§ What you are asked to do
Show every line in the entries below where the word "this" appears.

§ Task input
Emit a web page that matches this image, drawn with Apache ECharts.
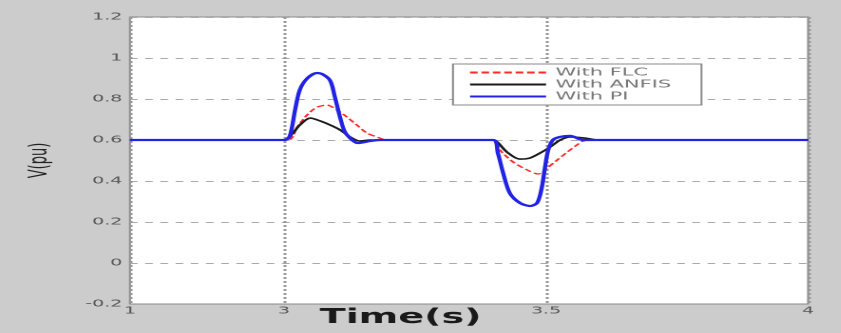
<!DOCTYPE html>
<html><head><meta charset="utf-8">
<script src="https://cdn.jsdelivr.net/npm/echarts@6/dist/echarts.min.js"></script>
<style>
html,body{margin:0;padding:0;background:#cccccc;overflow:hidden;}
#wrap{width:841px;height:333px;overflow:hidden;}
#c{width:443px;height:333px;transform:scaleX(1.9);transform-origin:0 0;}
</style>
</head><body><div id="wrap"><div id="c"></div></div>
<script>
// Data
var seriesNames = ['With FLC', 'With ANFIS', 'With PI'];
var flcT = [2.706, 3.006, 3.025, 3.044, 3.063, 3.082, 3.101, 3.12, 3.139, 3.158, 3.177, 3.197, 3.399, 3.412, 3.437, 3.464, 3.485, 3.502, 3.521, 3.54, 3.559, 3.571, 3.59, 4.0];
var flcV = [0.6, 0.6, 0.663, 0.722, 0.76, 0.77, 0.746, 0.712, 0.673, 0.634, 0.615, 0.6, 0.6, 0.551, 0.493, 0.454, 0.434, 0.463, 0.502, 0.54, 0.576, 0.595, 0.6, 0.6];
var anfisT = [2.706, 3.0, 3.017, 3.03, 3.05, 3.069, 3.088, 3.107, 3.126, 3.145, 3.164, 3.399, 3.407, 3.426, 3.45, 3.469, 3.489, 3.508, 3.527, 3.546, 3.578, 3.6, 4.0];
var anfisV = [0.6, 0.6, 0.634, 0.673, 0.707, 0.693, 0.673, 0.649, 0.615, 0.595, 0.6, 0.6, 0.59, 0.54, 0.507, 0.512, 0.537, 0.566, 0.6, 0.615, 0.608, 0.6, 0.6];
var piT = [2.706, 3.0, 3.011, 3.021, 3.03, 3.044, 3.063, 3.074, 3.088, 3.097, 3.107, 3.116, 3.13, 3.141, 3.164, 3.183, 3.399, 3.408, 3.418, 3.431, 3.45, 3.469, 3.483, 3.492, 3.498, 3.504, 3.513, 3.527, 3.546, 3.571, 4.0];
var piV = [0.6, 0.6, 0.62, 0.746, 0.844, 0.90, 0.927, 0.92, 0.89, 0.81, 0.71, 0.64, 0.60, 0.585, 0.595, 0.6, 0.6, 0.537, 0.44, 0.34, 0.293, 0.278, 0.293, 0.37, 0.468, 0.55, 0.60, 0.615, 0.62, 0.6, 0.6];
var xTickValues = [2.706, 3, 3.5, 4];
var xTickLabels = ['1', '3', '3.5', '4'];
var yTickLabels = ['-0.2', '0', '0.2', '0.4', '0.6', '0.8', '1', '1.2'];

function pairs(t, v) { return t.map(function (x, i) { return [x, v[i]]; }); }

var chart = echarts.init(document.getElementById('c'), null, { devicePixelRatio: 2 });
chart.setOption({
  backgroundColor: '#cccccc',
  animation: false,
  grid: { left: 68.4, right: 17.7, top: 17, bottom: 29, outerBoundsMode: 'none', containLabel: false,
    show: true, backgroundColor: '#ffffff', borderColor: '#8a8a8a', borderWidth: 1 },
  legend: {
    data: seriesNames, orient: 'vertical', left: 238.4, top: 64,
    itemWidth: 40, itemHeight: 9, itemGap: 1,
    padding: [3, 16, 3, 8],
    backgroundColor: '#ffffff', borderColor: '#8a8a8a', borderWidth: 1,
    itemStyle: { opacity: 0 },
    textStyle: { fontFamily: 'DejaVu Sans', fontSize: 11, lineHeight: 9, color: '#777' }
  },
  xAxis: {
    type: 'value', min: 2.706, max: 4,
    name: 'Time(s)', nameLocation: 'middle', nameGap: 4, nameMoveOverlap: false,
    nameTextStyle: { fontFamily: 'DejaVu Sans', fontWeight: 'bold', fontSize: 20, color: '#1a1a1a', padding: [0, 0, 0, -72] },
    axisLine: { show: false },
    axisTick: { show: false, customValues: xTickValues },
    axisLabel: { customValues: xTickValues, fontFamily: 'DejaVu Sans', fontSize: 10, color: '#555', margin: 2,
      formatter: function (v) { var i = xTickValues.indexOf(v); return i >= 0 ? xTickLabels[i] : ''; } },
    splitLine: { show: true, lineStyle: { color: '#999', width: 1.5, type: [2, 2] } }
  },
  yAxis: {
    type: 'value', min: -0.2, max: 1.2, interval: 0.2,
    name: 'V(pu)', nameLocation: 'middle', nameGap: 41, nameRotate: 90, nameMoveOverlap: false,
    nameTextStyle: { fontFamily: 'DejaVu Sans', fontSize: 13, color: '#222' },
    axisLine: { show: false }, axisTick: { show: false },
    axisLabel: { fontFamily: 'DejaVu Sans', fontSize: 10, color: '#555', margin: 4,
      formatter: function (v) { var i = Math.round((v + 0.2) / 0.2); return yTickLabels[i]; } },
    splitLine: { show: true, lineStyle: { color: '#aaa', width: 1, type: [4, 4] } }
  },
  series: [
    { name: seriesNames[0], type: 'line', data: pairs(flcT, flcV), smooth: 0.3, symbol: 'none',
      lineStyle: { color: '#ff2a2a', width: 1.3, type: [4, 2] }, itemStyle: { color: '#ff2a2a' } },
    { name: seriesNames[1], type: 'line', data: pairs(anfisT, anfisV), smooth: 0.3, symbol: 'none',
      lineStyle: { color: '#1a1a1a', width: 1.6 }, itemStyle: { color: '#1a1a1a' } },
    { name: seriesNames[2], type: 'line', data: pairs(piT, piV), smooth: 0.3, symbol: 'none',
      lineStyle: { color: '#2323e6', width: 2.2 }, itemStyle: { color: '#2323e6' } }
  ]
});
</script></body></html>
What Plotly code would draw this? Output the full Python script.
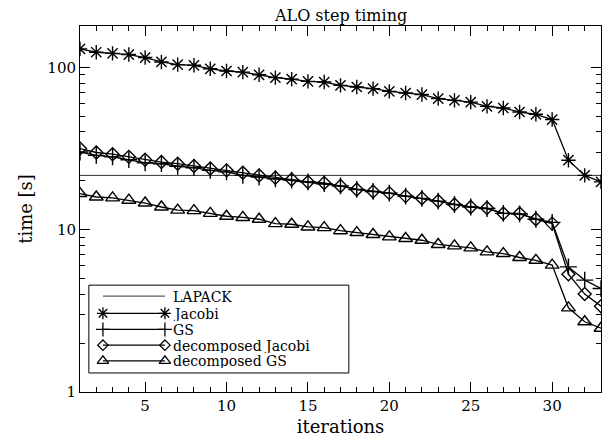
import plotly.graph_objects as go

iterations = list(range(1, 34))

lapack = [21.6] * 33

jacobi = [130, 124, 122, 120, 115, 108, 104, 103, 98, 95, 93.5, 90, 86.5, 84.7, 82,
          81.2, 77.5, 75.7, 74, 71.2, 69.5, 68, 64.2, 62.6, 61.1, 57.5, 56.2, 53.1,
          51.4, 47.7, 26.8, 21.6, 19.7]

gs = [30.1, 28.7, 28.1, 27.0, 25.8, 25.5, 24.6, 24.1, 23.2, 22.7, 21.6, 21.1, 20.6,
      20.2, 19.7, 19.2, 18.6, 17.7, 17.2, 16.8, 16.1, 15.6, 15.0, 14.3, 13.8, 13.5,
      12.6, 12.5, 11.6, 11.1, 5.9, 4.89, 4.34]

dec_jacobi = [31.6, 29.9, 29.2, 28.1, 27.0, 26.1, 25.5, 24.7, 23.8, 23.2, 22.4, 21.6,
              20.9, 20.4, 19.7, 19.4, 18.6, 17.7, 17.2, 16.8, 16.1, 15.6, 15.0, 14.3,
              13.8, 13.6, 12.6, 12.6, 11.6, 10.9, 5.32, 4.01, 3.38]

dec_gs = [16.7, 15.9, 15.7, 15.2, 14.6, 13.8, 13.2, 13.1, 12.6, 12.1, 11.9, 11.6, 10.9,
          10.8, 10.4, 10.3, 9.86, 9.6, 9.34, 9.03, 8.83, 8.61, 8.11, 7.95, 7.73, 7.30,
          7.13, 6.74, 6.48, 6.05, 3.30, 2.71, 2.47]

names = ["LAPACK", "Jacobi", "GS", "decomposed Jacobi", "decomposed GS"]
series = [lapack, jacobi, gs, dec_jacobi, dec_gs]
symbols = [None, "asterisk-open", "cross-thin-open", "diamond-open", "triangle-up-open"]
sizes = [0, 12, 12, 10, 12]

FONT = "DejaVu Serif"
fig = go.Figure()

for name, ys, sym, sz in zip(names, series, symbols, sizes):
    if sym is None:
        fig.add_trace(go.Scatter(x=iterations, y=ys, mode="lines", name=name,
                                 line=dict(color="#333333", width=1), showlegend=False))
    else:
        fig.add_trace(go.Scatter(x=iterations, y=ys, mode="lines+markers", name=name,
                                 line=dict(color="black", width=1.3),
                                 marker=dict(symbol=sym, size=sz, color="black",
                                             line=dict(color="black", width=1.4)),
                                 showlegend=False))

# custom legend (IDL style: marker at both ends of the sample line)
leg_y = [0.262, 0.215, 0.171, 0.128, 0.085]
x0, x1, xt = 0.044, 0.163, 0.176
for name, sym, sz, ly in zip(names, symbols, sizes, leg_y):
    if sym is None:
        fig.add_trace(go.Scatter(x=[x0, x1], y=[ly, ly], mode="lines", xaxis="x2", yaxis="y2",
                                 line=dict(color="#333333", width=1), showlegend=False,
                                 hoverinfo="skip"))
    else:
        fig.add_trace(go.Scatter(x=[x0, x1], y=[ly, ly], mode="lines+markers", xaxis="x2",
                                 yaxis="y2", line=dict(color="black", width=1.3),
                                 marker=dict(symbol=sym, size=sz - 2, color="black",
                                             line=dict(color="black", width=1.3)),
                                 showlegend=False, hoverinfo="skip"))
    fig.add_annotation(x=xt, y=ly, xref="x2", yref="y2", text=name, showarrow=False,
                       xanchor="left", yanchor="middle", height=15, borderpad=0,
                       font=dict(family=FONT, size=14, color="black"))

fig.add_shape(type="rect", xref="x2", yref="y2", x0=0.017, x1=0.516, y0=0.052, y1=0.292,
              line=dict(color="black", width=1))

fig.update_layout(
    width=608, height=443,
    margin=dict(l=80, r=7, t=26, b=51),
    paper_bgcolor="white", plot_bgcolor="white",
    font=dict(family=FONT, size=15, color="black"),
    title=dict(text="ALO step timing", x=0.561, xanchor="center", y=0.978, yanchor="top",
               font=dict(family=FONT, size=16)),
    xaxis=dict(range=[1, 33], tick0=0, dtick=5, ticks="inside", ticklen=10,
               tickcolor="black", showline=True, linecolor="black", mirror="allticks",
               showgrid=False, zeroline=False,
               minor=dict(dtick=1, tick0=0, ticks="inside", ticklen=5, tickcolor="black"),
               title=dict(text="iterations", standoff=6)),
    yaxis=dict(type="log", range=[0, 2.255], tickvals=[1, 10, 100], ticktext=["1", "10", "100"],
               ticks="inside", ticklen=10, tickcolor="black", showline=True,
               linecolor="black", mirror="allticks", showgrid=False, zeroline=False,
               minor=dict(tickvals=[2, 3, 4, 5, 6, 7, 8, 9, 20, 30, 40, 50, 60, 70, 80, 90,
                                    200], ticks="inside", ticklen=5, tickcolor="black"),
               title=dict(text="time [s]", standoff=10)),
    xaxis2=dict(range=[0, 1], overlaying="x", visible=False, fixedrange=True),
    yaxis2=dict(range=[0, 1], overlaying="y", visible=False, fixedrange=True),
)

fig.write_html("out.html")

§ The answer
Emit a web page that matches this image, drawn with Apache ECharts.
What Plotly code would draw this? Output the full Python script.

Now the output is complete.